Вдали родным озвученные ветром,
Вы след от колесницы
Арийцев борзоходнейших как холод.
Покинув Ливны, хором
На юг неслись, погода им - ливан.
Тепло. Не хохлятся к ненастью птицы.
И этот вот годится,
Стан опаленный солнцем - Палюстан.
Возликовал их стан.
Откуда мы? Из рая,
Гиперборейцы Тулы мы, израиль -
Терзание благое, туч оскал. -
Давным-давно осели все кочевья,
А звери передохли.
И только лишь за окнами машины
Скрежещут, воя, как степные волки,
Да звонкие качели -
Сверхсамолеты - обнесут страшилищ,
Туристов быстрых тыщи,
По континентам света - и домой.
Нет угомона только на жидеев.
Кочующее племя,
Свободное за чей-то счет живой,
Ослоголовые - долой!
Могучая Звезда
С небес, со своего пути, сражалась с вами:
Низверженные, яму
Вы роете другим, она - для вас, без дна.
Ворожат вам, потворствуя, тупые
Клеветники: вы - сила.
Гнилое слово смол неутолимых,
Убожливых к добру, неугасимых
Во зле людей. Былые
Дела родных славян - петлей и клином,
Лишь суета - малина,
Без отдыха и пауз суета.
Срываются скорей, скорее с места
И улизнуть им лестно,
А паузы по-княжески всегда
Патриархальны. Да,
Лжецы все - современны,
Подделки ваши и замены,
Как месть нам - остальным - скрывают, плуты.
Канцона-песнь, не умирают жанры,
Все кто-нибудь поет в народе,
Сказали Кожинов, Бахтин и Блок, -
А наш народ широк
И путь отмеченный не пройден,
Орфейным жанрам рады.
Слепой Восток, худой ли Юг
Тревожат мир, не возражай, а крикни:
Эй, арии всех стран,
Соединяйтесь! Воздух отравили.
(12) У Ликаона, сына Пелазга, была также дочь Каллисто. Она сопровождала Артемиду на охоте, носила точно такой же наряд, как Артемида, и поклялась богине навсегда остаться девушкой. Но Зевс, обходя огромные стены неба- не обвалилось ли что, - направил взор на землю и беды смертных. И вот поражен красотой девушки, встреченной им, - и огонь разгорается в жилах. Только узрел отдыхавшую в непорубленной роще, вовсе без стража, стиснул ее в объятьях. Сопротивляясь, она вступила с ним в борьбу, - но победитель Зевс взмыл в небеса (Ovid. Met. II. 401–438). Чтобы скрыть это от Геры, он превратил Каллисто в медведицу, но Артемида застрелила ее за то, что она не сохранила девственность.

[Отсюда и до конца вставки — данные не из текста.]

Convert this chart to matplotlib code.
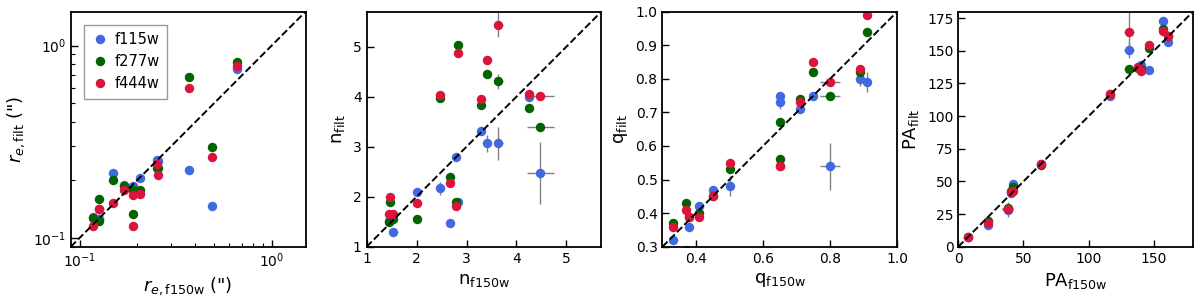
import numpy as np
import matplotlib
matplotlib.use('Agg')
import matplotlib.pyplot as plt

#%% data, one entry per galaxy

filters = ['f115w', 'f277w', 'f444w']
colors = ['royalblue', 'darkgreen', 'crimson']

# effective radius (arcsec)
re_x = [0.1175, 0.1263, 0.1263, 0.149, 0.171, 0.189, 0.190, 0.2065, 0.254,
        0.256, 0.373, 0.488, 0.656]
re_f115 = [0.129, 0.126, 0.126, 0.217, 0.188, 0.187, 0.185, 0.205, 0.254,
           0.250, 0.226, 0.146, 0.759]
re_f277 = [0.1276, 0.1227, 0.160, 0.1996, 0.187, 0.177, 0.133, 0.177, 0.2306,
           0.2306, 0.690, 0.298, 0.819]
re_f444 = [0.1155, 0.141, 0.141, 0.1528, 0.178, 0.168, 0.1155, 0.170, 0.242,
           0.212, 0.602, 0.264, 0.780]

# sersic index
n_x = [1.44, 1.46, 1.53, 2.00, 2.47, 2.66, 2.79, 2.83, 3.28, 3.40, 3.64,
       4.25, 4.48]
n_f115 = [1.52, 1.55, 1.30, 2.09, 2.17, 1.48, 2.79, 1.90, 3.32, 3.07, 3.07,
          4.00, 2.48]
n_f277 = [1.49, 1.89, 1.56, 1.55, 3.98, 2.39, 1.89, 5.03, 3.84, 4.45, 4.31,
          3.78, 3.39]
n_f444 = [1.65, 2.00, 1.65, 1.87, 4.03, 2.28, 1.82, 4.88, 3.96, 4.74, 5.44,
          4.06, 4.01]
n_xerr = [0, 0, 0, 0, 0, 0, 0, 0, 0, 0, 0.10, 0, 0.27]
n_f115_err = [0, 0, 0, 0, 0.13, 0, 0, 0, 0, 0.17, 0.33, 0, 0.62]
n_f277_err = [0, 0, 0, 0, 0, 0, 0, 0, 0, 0, 0.15, 0, 0]
n_f444_err = [0, 0, 0, 0, 0, 0, 0, 0, 0, 0, 0.25, 0, 0]

# axis ratio
q_x = [0.33, 0.37, 0.38, 0.41, 0.45, 0.50, 0.65, 0.65, 0.71, 0.75, 0.80,
       0.89, 0.91]
q_f115 = [0.32, 0.29, 0.36, 0.42, 0.47, 0.48, 0.75, 0.73, 0.71, 0.75, 0.54,
          0.80, 0.79]
q_f277 = [0.37, 0.43, 0.39, 0.40, 0.45, 0.53, 0.67, 0.56, 0.74, 0.82, 0.75,
          0.82, 0.94]
q_f444 = [0.36, 0.41, 0.39, 0.39, 0.45, 0.55, 0.54, 0.54, 0.73, 0.85, 0.79,
          0.83, 0.99]
q_xerr = [0, 0, 0, 0, 0, 0, 0, 0, 0, 0, 0.03, 0, 0]
q_f115_err = [0, 0, 0, 0, 0, 0.03, 0, 0.02, 0, 0, 0.07, 0.02, 0.03]
q_f277_err = [0] * 13
q_f444_err = [0] * 13

# position angle (deg)
pa_x = [7.7, 23.0, 37.8, 40.8, 41.6, 63.4, 116.3, 130.9, 137.8, 139.8,
        146.0, 156.7, 160.6]
pa_f115 = [7.7, 16.6, 28.5, 40.8, 47.7, 63.0, 115.5, 150.6, 137.5, 139.1,
           135.3, 172.8, 157.0]
pa_f277 = [7.7, 19.7, 29.5, 42.5, 46.0, 62.5, 117.0, 136.1, 136.6, 136.0,
           152.4, 166.5, 161.0]
pa_f444 = [7.7, 17.9, 28.8, 42.1, 42.5, 63.3, 116.7, 164.7, 137.4, 134.8,
           154.5, 165.2, 161.3]
pa_xerr = [0, 0, 4, 0, 0, 0, 0, 4, 0, 0, 0, 0, 0]
pa_f115_err = [0, 0, 6, 0, 0, 0, 0, 6, 0, 0, 0, 0, 0]
pa_f277_err = [0] * 13
pa_f444_err = [0, 0, 0, 0, 0, 0, 0, 15, 0, 0, 0, 0, 0]

#%%

def panel(ax, x, ys, xerr=None, yerrs=None):
    """
    Scatter the three filters against f150w with grey error bars
    """
    for i, y in enumerate(ys):
        yerr = None if yerrs is None else yerrs[i]
        ax.errorbar(x, y, xerr=xerr, yerr=yerr, fmt='o', ms=6.8, mew=0,
                    color=colors[i], ecolor='gray', elinewidth=1,
                    label=filters[i])
    ax.tick_params(which='both', direction='in', labelsize=10)
    ax.tick_params(which='major', length=5, width=1)
    ax.tick_params(which='minor', length=3, width=0.8)
    for sp in ax.spines.values():
        sp.set_linewidth(1.3)


def one_to_one(ax, lo, hi):
    ax.plot([lo, hi], [lo, hi], 'k--', lw=1.4, zorder=5)
    ax.set_xlim(lo, hi)
    ax.set_ylim(lo, hi)


fig, axs = plt.subplots(1, 4, figsize=(12, 2.98), dpi=100)
fig.subplots_adjust(left=0.059, right=0.9942, bottom=0.172, top=0.961,
                    wspace=0.26)

# r_e
ax = axs[0]
panel(ax, re_x, [re_f115, re_f277, re_f444])
ax.set_xscale('log')
ax.set_yscale('log')
one_to_one(ax, 0.09, 1.5)
ax.set_xlabel(r'$r_{e,\rm f150w}$ (")', fontsize=13)
ax.set_ylabel(r'$r_{e,\rm filt}$ (")', fontsize=13)
leg = ax.legend(loc='upper left', bbox_to_anchor=(0.055, 0.945),
                borderaxespad=0, fontsize=10.5, fancybox=False,
                edgecolor='gray', handletextpad=0.4, borderpad=0.5,
                handlelength=1.2)
leg.get_frame().set_linewidth(1.0)

# sersic n
ax = axs[1]
panel(ax, n_x, [n_f115, n_f277, n_f444], n_xerr,
      [n_f115_err, n_f277_err, n_f444_err])
one_to_one(ax, 1, 5.7)
ax.set_xticks([1, 2, 3, 4, 5])
ax.set_yticks([1, 2, 3, 4, 5])
ax.set_xlabel(r'n$_{\rm f150w}$', fontsize=13)
ax.set_ylabel(r'n$_{\rm filt}$', fontsize=13)

# axis ratio q
ax = axs[2]
panel(ax, q_x, [q_f115, q_f277, q_f444], q_xerr,
      [q_f115_err, q_f277_err, q_f444_err])
one_to_one(ax, 0.3, 1.0)
ax.set_xticks([0.4, 0.6, 0.8, 1.0])
ax.set_yticks(np.arange(0.3, 1.01, 0.1))
ax.set_xlabel(r'q$_{\rm f150w}$', fontsize=13)
ax.set_ylabel(r'q$_{\rm filt}$', fontsize=13)

# position angle
ax = axs[3]
panel(ax, pa_x, [pa_f115, pa_f277, pa_f444], pa_xerr,
      [pa_f115_err, pa_f277_err, pa_f444_err])
one_to_one(ax, 0, 180)
ax.set_xticks([0, 50, 100, 150])
ax.set_yticks(np.arange(0, 176, 25))
ax.set_xlabel(r'PA$_{\rm f150w}$', fontsize=13)
ax.set_ylabel(r'PA$_{\rm filt}$', fontsize=13)

plt.savefig('out.png', dpi=100)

После гибели Каллисто Зевс поместил ее среди звезд и назвал Медведицей.
Теперь мы знаем, говорил вавилонский поэт-гаруспик, что все, днем незначительное, разрастается по ночам; рядом со всем, что днем мало, маячит то, что ночью велико. Мы проникаемся восхищением перед звездным небом. Чувствуем, что звезды объявляют нам правду.